:: Material provided

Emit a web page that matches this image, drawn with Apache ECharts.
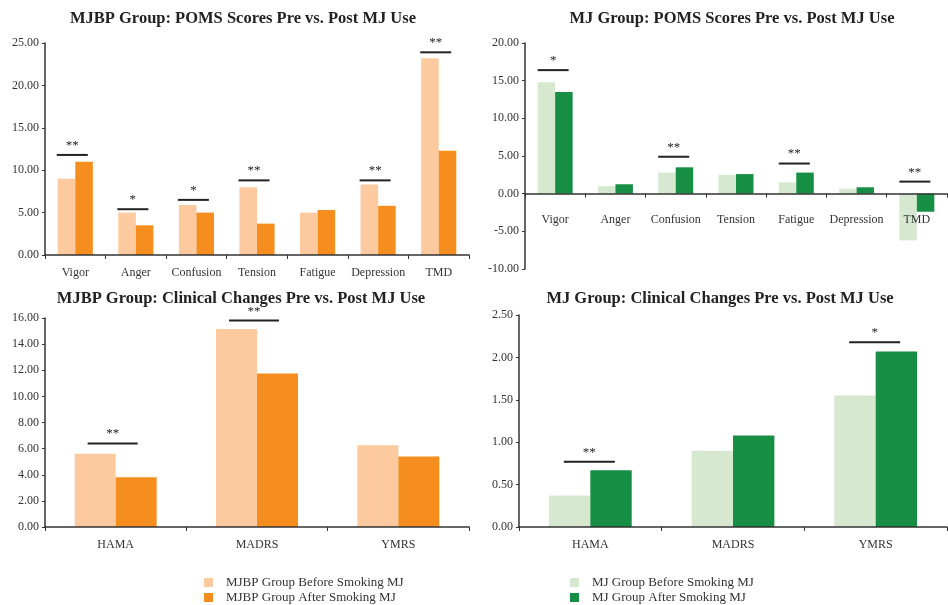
<!DOCTYPE html>
<html>
<head>
<meta charset="utf-8">
<script src="https://cdn.jsdelivr.net/npm/echarts@6/dist/echarts.min.js"></script>
<style>
  html, body { margin: 0; padding: 0; background: #fff; }
  #main { width: 948px; height: 605px; }
</style>
</head>
<body>
<div id="main"></div>
<script>
// categories
var pomsCats = ['Vigor', 'Anger', 'Confusion', 'Tension', 'Fatigue', 'Depression', 'TMD'];
var clinCats = ['HAMA', 'MADRS', 'YMRS'];

// MJBP group, POMS
var mjbpPomsPre  = [9.0, 5.0, 5.9, 8.0, 5.0, 8.3, 23.2];
var mjbpPomsPost = [11.0, 3.5, 5.0, 3.7, 5.3, 5.8, 12.3];
var mjbpPomsSig  = ['**', '*', '*', '**', '', '**', '**'];
var mjbpPomsSigY = [11.8, 5.4, 6.5, 8.8, null, 8.8, 23.9];

// MJ group, POMS
var mjPomsPre  = [14.8, 1.0, 2.8, 2.5, 1.5, 0.65, -6.2];
var mjPomsPost = [13.5, 1.25, 3.5, 2.6, 2.8, 0.85, -2.4];
var mjPomsSig  = ['*', '', '**', '', '**', '', '**'];
var mjPomsSigY = [16.4, null, 4.9, null, 4.0, null, 1.6];

// MJBP group, clinical
var mjbpClinPre  = [5.6, 15.15, 6.25];
var mjbpClinPost = [3.8, 11.75, 5.4];
var mjbpClinSig  = ['**', '**', ''];
var mjbpClinSigY = [6.4, 15.8, null];

// MJ group, clinical
var mjClinPre  = [0.37, 0.90, 1.55];
var mjClinPost = [0.67, 1.08, 2.07];
var mjClinSig  = ['**', '', '*'];
var mjClinSigY = [0.77, null, 2.18];

var serif = 'Liberation Serif, Times New Roman, serif';
var peach = '#FCCA9E', orange = '#F68E1F';
var paleGreen = '#D6E9D0', green = '#168F45';

function sigData(ys) {
  var res = [];
  ys.forEach(function (v, i) {
    if (v !== null) res.push([i, v]);
  });
  return res;
}

// significance line + stars above a category
function sigSeries(idx, ys, labels, halfW, dx) {
  var data = sigData(ys);
  return {
    type: 'custom',
    xAxisIndex: idx,
    yAxisIndex: idx,
    z: 5,
    silent: true,
    data: data,
    renderItem: function (params, api) {
      var p = api.coord([api.value(0), api.value(1)]);
      var x = p[0] + dx;
      return {
        type: 'group',
        children: [
          {
            type: 'line',
            shape: { x1: x - halfW, y1: p[1], x2: x + halfW, y2: p[1] },
            style: { stroke: '#222', lineWidth: 2 }
          },
          {
            type: 'text',
            style: {
              text: labels[data[params.dataIndex][0]],
              x: x, y: p[1] - 3,
              textAlign: 'center', textVerticalAlign: 'bottom',
              font: '13px ' + serif, fill: '#222'
            }
          }
        ]
      };
    }
  };
}

function xAx(idx, cats, margin) {
  return {
    type: 'category', gridIndex: idx, data: cats, z: 6,
    axisLine: { lineStyle: { color: '#333', width: 1.5 } },
    axisTick: { show: true, length: 4, lineStyle: { color: '#333' } },
    axisLabel: { color: '#333', fontFamily: serif, fontSize: 12, margin: margin, interval: 0 }
  };
}

function yAx(idx, min, max, interval) {
  return {
    type: 'value', gridIndex: idx, min: min, max: max, interval: interval,
    splitLine: { show: false },
    axisLine: { show: true, lineStyle: { color: '#333', width: 1.5 } },
    axisTick: { show: true, length: 3, lineStyle: { color: '#333' } },
    axisLabel: {
      color: '#333', fontFamily: serif, fontSize: 12, margin: 6,
      formatter: function (v) { return v.toFixed(2); }
    }
  };
}

function bar(name, idx, data, color) {
  return {
    name: name, type: 'bar', xAxisIndex: idx, yAxisIndex: idx, data: data,
    barGap: '0%', barCategoryGap: '42%',
    itemStyle: { color: color }
  };
}

var titleStyle = { fontFamily: serif, fontWeight: 'bold', fontSize: 16.5, color: '#222' };
var legendText = { fontFamily: serif, fontSize: 13, lineHeight: 13, color: '#333', padding: [0, 0, 0, 8] };

var option = {
  animation: false,
  backgroundColor: '#fff',
  title: [
    { text: 'MJBP Group: POMS Scores Pre vs. Post MJ Use', left: 243, top: 10, padding: 0, textAlign: 'center', textStyle: titleStyle },
    { text: 'MJ Group: POMS Scores Pre vs. Post MJ Use', left: 732, top: 10, padding: 0, textAlign: 'center', textStyle: titleStyle },
    { text: 'MJBP Group: Clinical Changes Pre vs. Post MJ Use', left: 241, top: 290, padding: 0, textAlign: 'center', textStyle: titleStyle },
    { text: 'MJ Group: Clinical Changes Pre vs. Post MJ Use', left: 720, top: 290, padding: 0, textAlign: 'center', textStyle: titleStyle }
  ],
  legend: [
    {
      data: ['MJBP Group Before Smoking MJ', 'MJBP Group After Smoking MJ'],
      orient: 'vertical', left: 204, top: 576, itemGap: 2, padding: 0,
      itemWidth: 9, itemHeight: 9, icon: 'rect', textStyle: legendText
    },
    {
      data: ['MJ Group Before Smoking MJ', 'MJ Group After Smoking MJ'],
      orient: 'vertical', left: 570, top: 576, itemGap: 2, padding: 0,
      itemWidth: 9, itemHeight: 9, icon: 'rect', textStyle: legendText
    }
  ],
  grid: [
    { left: 45, right: 479, top: 43, bottom: 350 },
    { left: 525, right: 1, top: 43, bottom: 336 },
    { left: 45, right: 479, top: 318, bottom: 78 },
    { left: 519, right: 1, top: 315, bottom: 78 }
  ],
  xAxis: [
    xAx(0, pomsCats, 12),
    xAx(1, pomsCats, -55),
    xAx(2, clinCats, 12),
    xAx(3, clinCats, 12)
  ],
  yAxis: [
    yAx(0, 0, 25, 5),
    yAx(1, -10, 20, 5),
    yAx(2, 0, 16, 2),
    yAx(3, 0, 2.5, 0.5)
  ],
  series: [
    bar('MJBP Group Before Smoking MJ', 0, mjbpPomsPre, peach),
    bar('MJBP Group After Smoking MJ', 0, mjbpPomsPost, orange),
    bar('MJ Group Before Smoking MJ', 1, mjPomsPre, paleGreen),
    bar('MJ Group After Smoking MJ', 1, mjPomsPost, green),
    bar('MJBP Group Before Smoking MJ', 2, mjbpClinPre, peach),
    bar('MJBP Group After Smoking MJ', 2, mjbpClinPost, orange),
    bar('MJ Group Before Smoking MJ', 3, mjClinPre, paleGreen),
    bar('MJ Group After Smoking MJ', 3, mjClinPost, green),
    sigSeries(0, mjbpPomsSigY, mjbpPomsSig, 15.5, -3),
    sigSeries(1, mjPomsSigY, mjPomsSig, 15.5, -2),
    sigSeries(2, mjbpClinSigY, mjbpClinSig, 25, -3),
    sigSeries(3, mjClinSigY, mjClinSig, 25.5, -1)
  ]
};

var chart = echarts.init(document.getElementById('main'));
chart.setOption(option);
</script>
</body>
</html>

::::

• Exercise brief: Strip out the pictures and quote the remaining data word for word.

• Final result:
Emit a web page that matches this image, drawn with Apache ECharts.
<!DOCTYPE html>
<html>
<head>
<meta charset="utf-8">
<script src="https://cdn.jsdelivr.net/npm/echarts@6/dist/echarts.min.js"></script>
<style>
  html, body { margin: 0; padding: 0; background: #fff; }
  #main { width: 948px; height: 605px; }
</style>
</head>
<body>
<div id="main"></div>
<script>
// categories
var pomsCats = ['Vigor', 'Anger', 'Confusion', 'Tension', 'Fatigue', 'Depression', 'TMD'];
var clinCats = ['HAMA', 'MADRS', 'YMRS'];

// MJBP group, POMS
var mjbpPomsPre  = [9.0, 5.0, 5.9, 8.0, 5.0, 8.3, 23.2];
var mjbpPomsPost = [11.0, 3.5, 5.0, 3.7, 5.3, 5.8, 12.3];
var mjbpPomsSig  = ['**', '*', '*', '**', '', '**', '**'];
var mjbpPomsSigY = [11.8, 5.4, 6.5, 8.8, null, 8.8, 23.9];

// MJ group, POMS
var mjPomsPre  = [14.8, 1.0, 2.8, 2.5, 1.5, 0.65, -6.2];
var mjPomsPost = [13.5, 1.25, 3.5, 2.6, 2.8, 0.85, -2.4];
var mjPomsSig  = ['*', '', '**', '', '**', '', '**'];
var mjPomsSigY = [16.4, null, 4.9, null, 4.0, null, 1.6];

// MJBP group, clinical
var mjbpClinPre  = [5.6, 15.15, 6.25];
var mjbpClinPost = [3.8, 11.75, 5.4];
var mjbpClinSig  = ['**', '**', ''];
var mjbpClinSigY = [6.4, 15.8, null];

// MJ group, clinical
var mjClinPre  = [0.37, 0.90, 1.55];
var mjClinPost = [0.67, 1.08, 2.07];
var mjClinSig  = ['**', '', '*'];
var mjClinSigY = [0.77, null, 2.18];

var serif = 'Liberation Serif, Times New Roman, serif';
var peach = '#FCCA9E', orange = '#F68E1F';
var paleGreen = '#D6E9D0', green = '#168F45';

function sigData(ys) {
  var res = [];
  ys.forEach(function (v, i) {
    if (v !== null) res.push([i, v]);
  });
  return res;
}

// significance line + stars above a category
function sigSeries(idx, ys, labels, halfW, dx) {
  var data = sigData(ys);
  return {
    type: 'custom',
    xAxisIndex: idx,
    yAxisIndex: idx,
    z: 5,
    silent: true,
    data: data,
    renderItem: function (params, api) {
      var p = api.coord([api.value(0), api.value(1)]);
      var x = p[0] + dx;
      return {
        type: 'group',
        children: [
          {
            type: 'line',
            shape: { x1: x - halfW, y1: p[1], x2: x + halfW, y2: p[1] },
            style: { stroke: '#222', lineWidth: 2 }
          },
          {
            type: 'text',
            style: {
              text: labels[data[params.dataIndex][0]],
              x: x, y: p[1] - 3,
              textAlign: 'center', textVerticalAlign: 'bottom',
              font: '13px ' + serif, fill: '#222'
            }
          }
        ]
      };
    }
  };
}

function xAx(idx, cats, margin) {
  return {
    type: 'category', gridIndex: idx, data: cats, z: 6,
    axisLine: { lineStyle: { color: '#333', width: 1.5 } },
    axisTick: { show: true, length: 4, lineStyle: { color: '#333' } },
    axisLabel: { color: '#333', fontFamily: serif, fontSize: 12, margin: margin, interval: 0 }
  };
}

function yAx(idx, min, max, interval) {
  return {
    type: 'value', gridIndex: idx, min: min, max: max, interval: interval,
    splitLine: { show: false },
    axisLine: { show: true, lineStyle: { color: '#333', width: 1.5 } },
    axisTick: { show: true, length: 3, lineStyle: { color: '#333' } },
    axisLabel: {
      color: '#333', fontFamily: serif, fontSize: 12, margin: 6,
      formatter: function (v) { return v.toFixed(2); }
    }
  };
}

function bar(name, idx, data, color) {
  return {
    name: name, type: 'bar', xAxisIndex: idx, yAxisIndex: idx, data: data,
    barGap: '0%', barCategoryGap: '42%',
    itemStyle: { color: color }
  };
}

var titleStyle = { fontFamily: serif, fontWeight: 'bold', fontSize: 16.5, color: '#222' };
var legendText = { fontFamily: serif, fontSize: 13, lineHeight: 13, color: '#333', padding: [0, 0, 0, 8] };

var option = {
  animation: false,
  backgroundColor: '#fff',
  title: [
    { text: 'MJBP Group: POMS Scores Pre vs. Post MJ Use', left: 243, top: 10, padding: 0, textAlign: 'center', textStyle: titleStyle },
    { text: 'MJ Group: POMS Scores Pre vs. Post MJ Use', left: 732, top: 10, padding: 0, textAlign: 'center', textStyle: titleStyle },
    { text: 'MJBP Group: Clinical Changes Pre vs. Post MJ Use', left: 241, top: 290, padding: 0, textAlign: 'center', textStyle: titleStyle },
    { text: 'MJ Group: Clinical Changes Pre vs. Post MJ Use', left: 720, top: 290, padding: 0, textAlign: 'center', textStyle: titleStyle }
  ],
  legend: [
    {
      data: ['MJBP Group Before Smoking MJ', 'MJBP Group After Smoking MJ'],
      orient: 'vertical', left: 204, top: 576, itemGap: 2, padding: 0,
      itemWidth: 9, itemHeight: 9, icon: 'rect', textStyle: legendText
    },
    {
      data: ['MJ Group Before Smoking MJ', 'MJ Group After Smoking MJ'],
      orient: 'vertical', left: 570, top: 576, itemGap: 2, padding: 0,
      itemWidth: 9, itemHeight: 9, icon: 'rect', textStyle: legendText
    }
  ],
  grid: [
    { left: 45, right: 479, top: 43, bottom: 350 },
    { left: 525, right: 1, top: 43, bottom: 336 },
    { left: 45, right: 479, top: 318, bottom: 78 },
    { left: 519, right: 1, top: 315, bottom: 78 }
  ],
  xAxis: [
    xAx(0, pomsCats, 12),
    xAx(1, pomsCats, -55),
    xAx(2, clinCats, 12),
    xAx(3, clinCats, 12)
  ],
  yAxis: [
    yAx(0, 0, 25, 5),
    yAx(1, -10, 20, 5),
    yAx(2, 0, 16, 2),
    yAx(3, 0, 2.5, 0.5)
  ],
  series: [
    bar('MJBP Group Before Smoking MJ', 0, mjbpPomsPre, peach),
    bar('MJBP Group After Smoking MJ', 0, mjbpPomsPost, orange),
    bar('MJ Group Before Smoking MJ', 1, mjPomsPre, paleGreen),
    bar('MJ Group After Smoking MJ', 1, mjPomsPost, green),
    bar('MJBP Group Before Smoking MJ', 2, mjbpClinPre, peach),
    bar('MJBP Group After Smoking MJ', 2, mjbpClinPost, orange),
    bar('MJ Group Before Smoking MJ', 3, mjClinPre, paleGreen),
    bar('MJ Group After Smoking MJ', 3, mjClinPost, green),
    sigSeries(0, mjbpPomsSigY, mjbpPomsSig, 15.5, -3),
    sigSeries(1, mjPomsSigY, mjPomsSig, 15.5, -2),
    sigSeries(2, mjbpClinSigY, mjbpClinSig, 25, -3),
    sigSeries(3, mjClinSigY, mjClinSig, 25.5, -1)
  ]
};

var chart = echarts.init(document.getElementById('main'));
chart.setOption(option);
</script>
</body>
</html>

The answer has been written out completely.